When Anna Moore was 19 her life was a bit more carefree. She was an art management major at Indiana University. She spent her free time immersing herself into art. She would watch concerts of local bands and worked at the local musical theater.
But exactly one month from her 20th birthday all of that changed. “I was very scared,” Anna said. “I just kept thinking about what my decision was going to be and thinking all of that through.”
Anna was pregnant.
She found out while she was home for Thanksgiving break. She knew something was up, so Anna secretly bought a pregnancy test. “I was in a bathroom all by myself,” Anna said. “At this point I hadn’t told anyone. After it came back positive, I thought ‘maybe it’s just a fluke.'”
But she knew it wasn’t one when she took another test later that day. That’s when she really began to freak out. She then told her friend Elizabeth, and together they went to Planned Parenthood. At the appointment, her pregnancy was confirmed and she was informed about the different options. She had a choice to make.
Anna talked to her mom a lot, who had Anna when she was young. She also talked to friends and her now fiance, Grant DeLay. “I was talking to a lot of my friends and family,” she said. “I talked about if they would support me.”
The support for birth outside of wedlock has grown for the Millennial generation. Instead of looking for ways to decrease out-of-wedlock births, the conversation has turned to how to better assist young mothers. A 2012 study based on the results from the National Longitudinal Survey of Youth found that for women under 30, more than half of births happen out of wedlock.
When Anna decided to keep the baby, things changed quickly. Both Grant and Anna’s parents were supportive. But their parents also said they had to stay in school if they wanted to keep the baby.
They decided to transfer to Ball State University. Anna also switched her major to finance because she felt it was a more stable career choice. Now, Anna and Grant are engaged without a set date for the wedding. “Right now marriage isn’t a priority,” she said.
Since having Chloe, who is now two years old, marriage isn’t the first thing on Anna’s mind. It’s always Chloe. Scott Hall, a professor in family and consumer sciences, said that although the expectation to marry before having children doesn’t exist like it used to, most people still tend to view marriage and parenthood as working together. For Anna, although marriage is a goal, she knows if it doesn’t work out, that’s okay.
“I know one day I’ll get married. I know that Grant and I are committed to each other and that’s good enough,” Anna said. “If we make it work then that’s great. But, if we don’t, then we’ll make something else work. It’s just not important right now.”
This mindset is illustrative of many young parents in this generation. Marriage before parenthood is no longer a societal requirement. Anna explained that it’s not about her anymore; instead she lives behind a Chloe lens. At the beginning of every semester she makes the effort to tell her professors about her daughter.
She lets them know that she will always have her phone on in case of emergencies and that one day she might have to bring Chloe into class. Most of the time the professors completely understand. Anna’s biggest challenge is time management. “It’s hard for a normal college student,” she said. “But with Chloe, she comes first. In terms of homework and studying, there isn’t much time. When I’m at home, I’m with her.”
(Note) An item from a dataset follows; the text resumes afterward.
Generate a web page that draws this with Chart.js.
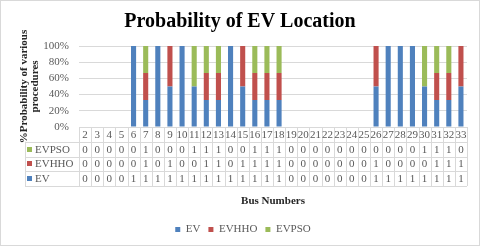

“My favorite part about being a mom is just seeing her personality,” Anna said. “She’s just, I love watching her. She’s really goofy. I love laughing with her. I love watching her grow.”
Before Chloe, Anna saw herself in New York. Or, wherever life took her. She thought she might get her masters, maybe something to do with art. It’s about Chloe these days, but now she gets to watch her grow. Chloe just got to pick out her own costume – she decided to go with Superman.